Par ailleurs, si c’est le président de la république qui doit lui-même fixer les tarifs, alors à quoi servent notamment le ministère de l’Equipement, le ministère de l’économie et des finances, le BNETD ? Il faut prendre les ivoiriens au sérieux. Le chef de l’Etat a bien mieux à faire que de fixer des tarifs autoroutiers.
Mes recommandations :
Une analyse fine de ce dossier révèle qu’un certain nombre d’études élémentaires, nécessaires dans ce type de projet, n’ont pas été faites, dont l’étude de rentabilité et l’étude d’acceptabilité. Cela explique en grande partie les tâtonnements auxquels le ministère est confronté. L’Etat libéral n’a pas vocation à être commerçant ou à gérer des infrastructures que le secteur privé pourrait bien mieux exploiter que lui. Le secteur privé n’aurait évidemment pas fait l’économie d’une étude d’acceptabilité du tarif du péage que manifestement le FER, lui, n’a pas fait réaliser. Je suis pour une privatisation de l’exploitation de certaines routes de grandes affluences, dans le cadre de partenariats public privé (PPP).
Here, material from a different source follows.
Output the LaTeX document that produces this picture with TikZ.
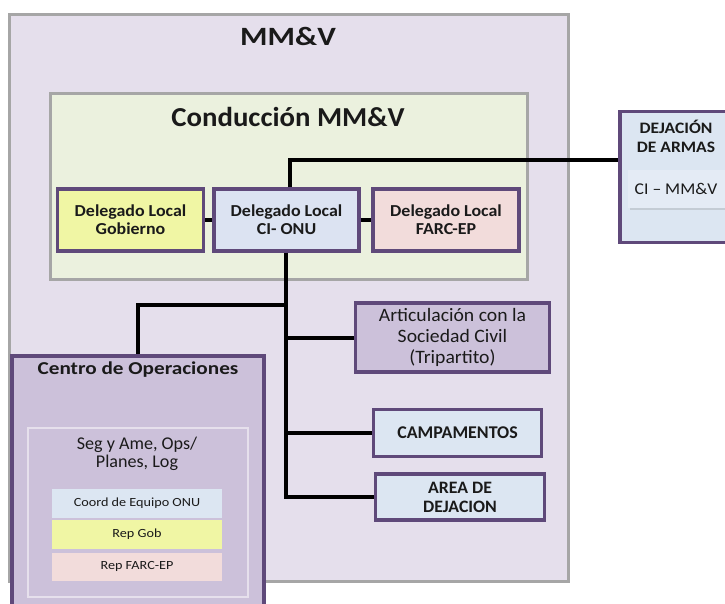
\documentclass[tikz,border=0pt]{standalone}
\usepackage{fontspec}
\setmainfont{Carlito}
\usetikzlibrary{shadows}
\definecolor{mmvfill}{HTML}{E5DFEC}
\definecolor{grayline}{HTML}{A6A6A6}
\definecolor{condfill}{HTML}{EBF1DE}
\definecolor{purp}{HTML}{5F497A}
\definecolor{yel}{HTML}{F0F6A4}
\definecolor{onublue}{HTML}{DCE3F2}
\definecolor{pink}{HTML}{F2DCDB}
\definecolor{lilac}{HTML}{CCC1DA}
\definecolor{lblue}{HTML}{DCE6F2}
\definecolor{inner}{HTML}{E4EBF5}
\definecolor{segline}{HTML}{E6E0EC}
\definecolor{txt}{HTML}{1A1A1A}
\newcommand{\sfont}[3]{\fontsize{#1}{#2}\selectfont\addfontfeatures{FakeStretch=#3}}
\begin{document}
\begin{tikzpicture}[x=1bp,y=-1bp,
  shad/.style={drop shadow={opacity=0.25, shadow xshift=1.5bp, shadow yshift=-1.5bp}},
  frame/.style={draw=grayline, line width=3bp, inner sep=0pt, shad},
  pbox/.style={draw=purp, line width=3.2bp, inner sep=0pt, align=center, text=txt, shad},
  sub/.style={inner sep=0pt, align=center, text=txt, minimum width=170bp},
  lbl/.style={inner sep=0pt, align=center, text=txt},
  conn/.style={line width=4bp, black}]
\useasboundingbox (0,0) rectangle (725,604);
\clip (0,0) rectangle (725,604);
\fill[white] (0,0) rectangle (725,604);

% outer MM&V
\node[frame, fill=mmvfill, minimum width=559bp, minimum height=566bp] (mmv) at (288.7,298) {};
\node[lbl, font=\bfseries\sfont{26.5}{30}{1.19}] (mmvt) at (288,36) {MM\&V};

% Conduccion
\node[frame, fill=condfill, minimum width=477bp, minimum height=185bp] (cond) at (289,186.5) {};
\node[lbl, font=\bfseries\sfont{27.5}{31}{1.05}] (condt) at (288,117) {Conducción MM\&V};

% delegados
\node[pbox, fill=yel, minimum width=146bp, minimum height=62bp, font=\bfseries\sfont{16.8}{18}{1.07}] (gob) at (130.5,220) {Delegado Local\\Gobierno};
\node[pbox, fill=onublue, minimum width=145bp, minimum height=62bp, font=\bfseries\sfont{16.8}{18}{1.07}] (onu) at (286.5,220) {Delegado Local\\CI- ONU};
\node[pbox, fill=pink, minimum width=146bp, minimum height=62bp, font=\bfseries\sfont{16.8}{18}{1.07}] (farc) at (446,220) {Delegado Local\\FARC-EP};

% Dejacion de armas
\node[pbox, fill=lblue, minimum width=120bp, minimum height=131bp] (dej) at (680,177) {};
\node[lbl, font=\bfseries\sfont{16}{19}{1.1}] (dejt) at (676,136.5) {DEJACIÓN\\DE ARMAS};
\node[inner sep=0pt, fill=inner, minimum width=110bp, minimum height=38bp, shad] (dejin) at (683,189) {};
\node[lbl, font=\sfont{16.5}{20}{1.07}] (cimmv) at (676,189) {CI – MM\&V};

% right boxes
\node[pbox, fill=lilac, minimum width=194bp, minimum height=69bp, font=\sfont{19}{21.3}{1.04}] (art) at (452.5,337.5) {Articulación con la\\Sociedad Civil\\(Tripartito)};
\node[pbox, fill=lblue, minimum width=168bp, minimum height=47bp, font=\bfseries\sfont{18}{20}{1}] (camp) at (457.5,433) {CAMPAMENTOS};
\node[pbox, fill=lblue, minimum width=169bp, minimum height=46bp, font=\bfseries\sfont{17.5}{19}{1.02}] (area) at (460,497) {AREA DE\\DEJACION};

% Centro de Operaciones
\node[pbox, fill=lilac, minimum width=252bp, minimum height=260bp] (centro) at (138,486) {};
\node[lbl, font=\bfseries\sfont{18.2}{22}{1.17}] (centrot) at (138,369.5) {Centro de Operaciones};
\node[draw=segline, line width=2bp, fill=lilac, inner sep=0pt, minimum width=220bp, minimum height=169bp] (seg) at (138,512) {};
\node[lbl, font=\sfont{18}{17.5}{1.01}] (segt) at (137,454) {Seg y Ame, Ops/\\Planes, Log};
\node[sub, fill=lblue, minimum height=29bp, font=\sfont{12.5}{15}{1.14}] (coord) at (137,503) {Coord de Equipo ONU};
\node[sub, fill=yel, minimum height=29bp, font=\sfont{12.5}{15}{1.14}] (repgob) at (137,534.5) {Rep Gob};
\node[sub, fill=pink, minimum height=28bp, font=\sfont{12.5}{15}{1.14}] (repfarc) at (137,566.5) {Rep FARC-EP};

% connectors
\coordinate (top) at (290.3,160);
\coordinate (trunk) at (285.7,304.5);
\draw[conn] (gob) -- (onu);
\draw[conn] (onu) -- (farc);
\draw[conn] (onu.north -| top) -- (top) -- (dej.west |- top);
\draw[conn] (onu.south -| trunk) -- (trunk |- area.west) -- (area.west);
\draw[conn] (trunk) -| (centro.north);
\draw[conn] (trunk |- art.west) -- (art.west);
\draw[conn] (trunk |- camp.west) -- (camp.west);
\end{tikzpicture}
\end{document}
Avec ce système, l’Etat peut déléguer au secteur privé la conception, le financement, la construction, l’exploitation et l’entretien des routes concédées. En retour, l’Etat n’a donc plus à supporter le coût d’investissement et de remboursement des emprunts y relatifs. Il peut alors affecter les ressources économisées à des investissements prioritaires tels que des écoles, centres de santé ou l’électrification. Le secteur privé, qui est bien mieux outillé que l’Etat, financera les investissements routiers à péage. En contrepartie, il paiera des redevances, taxes et des impôts à l’Etat qui pourra s’en servir pour développer de nouvelles routes et les entretenir, comme il le souhaite.
Jean Bonin KOUADIO
Juriste, spécialiste des contrats de PPP
Membre du cabinet international d’avocats, Serres et associés, Paris
Président du Think Tank FIER
NB: Les titre et sous titres sont de la rédaction.